- **TASK STATEMENT**:
The lines from the top of the material below through the line containing "from matplotlib.lines import Line2D" are to be printed exactly, with pictures omitted.

<<<<

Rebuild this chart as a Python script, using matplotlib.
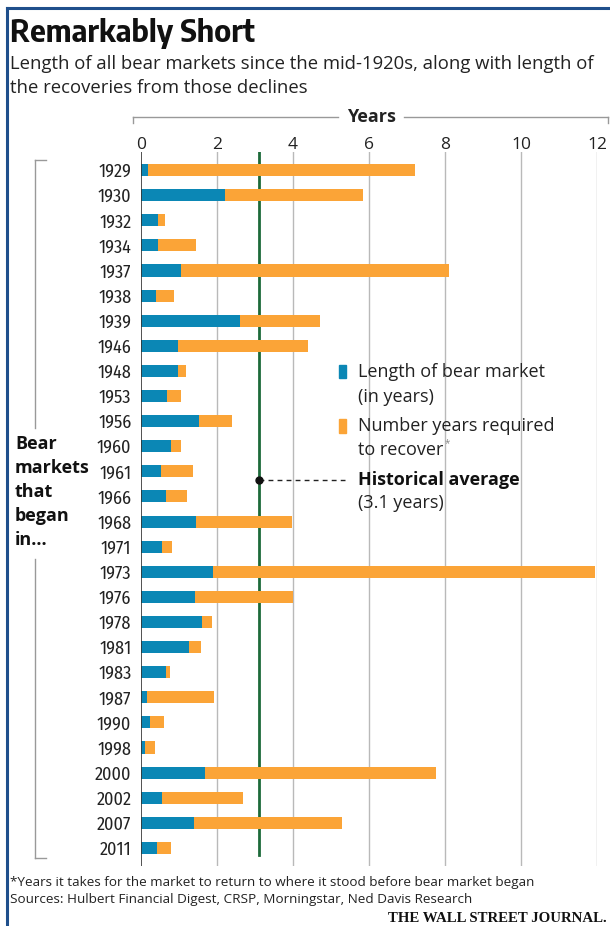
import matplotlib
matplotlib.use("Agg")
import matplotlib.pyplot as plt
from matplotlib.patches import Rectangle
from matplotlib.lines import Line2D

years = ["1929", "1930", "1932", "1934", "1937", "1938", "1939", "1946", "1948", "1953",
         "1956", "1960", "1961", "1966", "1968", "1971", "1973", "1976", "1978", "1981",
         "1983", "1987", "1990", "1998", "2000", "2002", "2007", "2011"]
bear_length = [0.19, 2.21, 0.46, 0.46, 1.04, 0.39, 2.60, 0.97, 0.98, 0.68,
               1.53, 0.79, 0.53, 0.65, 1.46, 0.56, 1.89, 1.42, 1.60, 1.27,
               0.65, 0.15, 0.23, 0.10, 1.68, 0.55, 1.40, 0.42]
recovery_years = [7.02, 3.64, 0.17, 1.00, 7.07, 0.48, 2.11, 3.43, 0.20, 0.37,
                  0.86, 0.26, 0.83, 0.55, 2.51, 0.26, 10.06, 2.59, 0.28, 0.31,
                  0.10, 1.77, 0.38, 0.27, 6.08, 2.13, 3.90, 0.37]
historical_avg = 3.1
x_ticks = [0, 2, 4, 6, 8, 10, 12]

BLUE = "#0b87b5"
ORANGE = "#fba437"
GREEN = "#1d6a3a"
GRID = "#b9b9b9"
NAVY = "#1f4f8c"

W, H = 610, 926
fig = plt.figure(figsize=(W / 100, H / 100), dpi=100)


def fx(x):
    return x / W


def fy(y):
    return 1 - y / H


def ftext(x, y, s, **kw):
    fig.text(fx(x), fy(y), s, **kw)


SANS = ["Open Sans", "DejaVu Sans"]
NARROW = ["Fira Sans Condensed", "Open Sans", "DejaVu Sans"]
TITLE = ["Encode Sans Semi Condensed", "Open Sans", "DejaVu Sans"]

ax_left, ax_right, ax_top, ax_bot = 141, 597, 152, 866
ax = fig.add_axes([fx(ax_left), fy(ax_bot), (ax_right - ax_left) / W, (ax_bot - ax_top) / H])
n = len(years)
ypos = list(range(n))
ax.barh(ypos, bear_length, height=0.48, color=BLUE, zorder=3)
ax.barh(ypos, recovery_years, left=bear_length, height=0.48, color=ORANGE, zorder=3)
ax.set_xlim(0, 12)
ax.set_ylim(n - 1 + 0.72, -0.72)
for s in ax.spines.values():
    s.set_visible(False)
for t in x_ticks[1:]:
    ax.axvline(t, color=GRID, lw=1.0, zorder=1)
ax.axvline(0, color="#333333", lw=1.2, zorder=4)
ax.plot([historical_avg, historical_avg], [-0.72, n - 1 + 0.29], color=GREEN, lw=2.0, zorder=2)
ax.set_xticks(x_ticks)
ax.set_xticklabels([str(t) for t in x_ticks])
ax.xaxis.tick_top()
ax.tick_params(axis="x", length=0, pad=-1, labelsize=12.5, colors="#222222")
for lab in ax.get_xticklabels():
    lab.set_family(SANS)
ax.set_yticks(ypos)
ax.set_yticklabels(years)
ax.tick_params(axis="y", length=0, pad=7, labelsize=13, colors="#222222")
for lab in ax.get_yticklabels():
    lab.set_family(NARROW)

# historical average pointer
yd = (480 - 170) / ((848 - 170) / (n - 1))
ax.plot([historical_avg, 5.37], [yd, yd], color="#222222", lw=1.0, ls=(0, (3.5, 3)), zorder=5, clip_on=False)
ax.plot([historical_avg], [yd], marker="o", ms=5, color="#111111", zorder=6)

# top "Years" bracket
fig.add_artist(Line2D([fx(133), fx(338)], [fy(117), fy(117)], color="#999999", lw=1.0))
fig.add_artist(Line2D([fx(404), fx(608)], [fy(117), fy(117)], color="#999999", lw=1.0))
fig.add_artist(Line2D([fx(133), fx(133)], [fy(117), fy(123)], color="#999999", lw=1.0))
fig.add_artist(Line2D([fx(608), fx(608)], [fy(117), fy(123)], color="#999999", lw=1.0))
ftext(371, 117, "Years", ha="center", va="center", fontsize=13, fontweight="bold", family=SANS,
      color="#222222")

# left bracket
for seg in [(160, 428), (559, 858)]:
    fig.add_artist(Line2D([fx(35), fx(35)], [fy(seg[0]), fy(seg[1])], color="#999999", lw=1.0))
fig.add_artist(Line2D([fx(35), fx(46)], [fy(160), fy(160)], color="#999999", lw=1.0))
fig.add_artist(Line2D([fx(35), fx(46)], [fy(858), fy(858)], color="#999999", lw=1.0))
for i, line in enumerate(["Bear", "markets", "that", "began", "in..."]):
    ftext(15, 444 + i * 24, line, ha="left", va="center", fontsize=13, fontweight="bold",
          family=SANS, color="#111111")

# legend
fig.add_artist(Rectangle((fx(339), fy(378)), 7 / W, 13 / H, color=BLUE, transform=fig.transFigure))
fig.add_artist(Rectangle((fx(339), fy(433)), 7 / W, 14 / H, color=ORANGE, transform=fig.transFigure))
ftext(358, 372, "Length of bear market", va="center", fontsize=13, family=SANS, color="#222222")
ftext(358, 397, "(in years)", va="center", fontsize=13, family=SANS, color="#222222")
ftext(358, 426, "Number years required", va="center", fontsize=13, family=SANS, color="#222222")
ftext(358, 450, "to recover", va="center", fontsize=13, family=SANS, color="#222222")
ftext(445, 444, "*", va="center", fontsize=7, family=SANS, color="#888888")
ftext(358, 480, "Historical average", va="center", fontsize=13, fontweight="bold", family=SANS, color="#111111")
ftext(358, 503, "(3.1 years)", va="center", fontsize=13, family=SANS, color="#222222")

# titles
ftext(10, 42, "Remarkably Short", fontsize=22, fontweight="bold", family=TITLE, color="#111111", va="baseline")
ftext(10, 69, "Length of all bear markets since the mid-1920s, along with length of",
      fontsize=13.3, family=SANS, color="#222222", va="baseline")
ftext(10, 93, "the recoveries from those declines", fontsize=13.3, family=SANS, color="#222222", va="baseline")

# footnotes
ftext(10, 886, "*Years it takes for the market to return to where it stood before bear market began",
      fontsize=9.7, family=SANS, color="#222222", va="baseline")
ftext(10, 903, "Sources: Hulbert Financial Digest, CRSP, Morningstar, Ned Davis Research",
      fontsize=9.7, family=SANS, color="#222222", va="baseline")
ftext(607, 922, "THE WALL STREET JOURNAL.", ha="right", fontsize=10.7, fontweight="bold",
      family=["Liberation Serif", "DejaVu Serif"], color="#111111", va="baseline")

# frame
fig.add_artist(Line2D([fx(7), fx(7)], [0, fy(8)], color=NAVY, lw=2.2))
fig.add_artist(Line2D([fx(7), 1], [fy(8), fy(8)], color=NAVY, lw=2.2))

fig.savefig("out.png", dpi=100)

>>>>

- **RESPONSE BELOW**:
Rebuild this chart as a Python script, using matplotlib.
import matplotlib
matplotlib.use("Agg")
import matplotlib.pyplot as plt
from matplotlib.patches import Rectangle
from matplotlib.lines import Line2D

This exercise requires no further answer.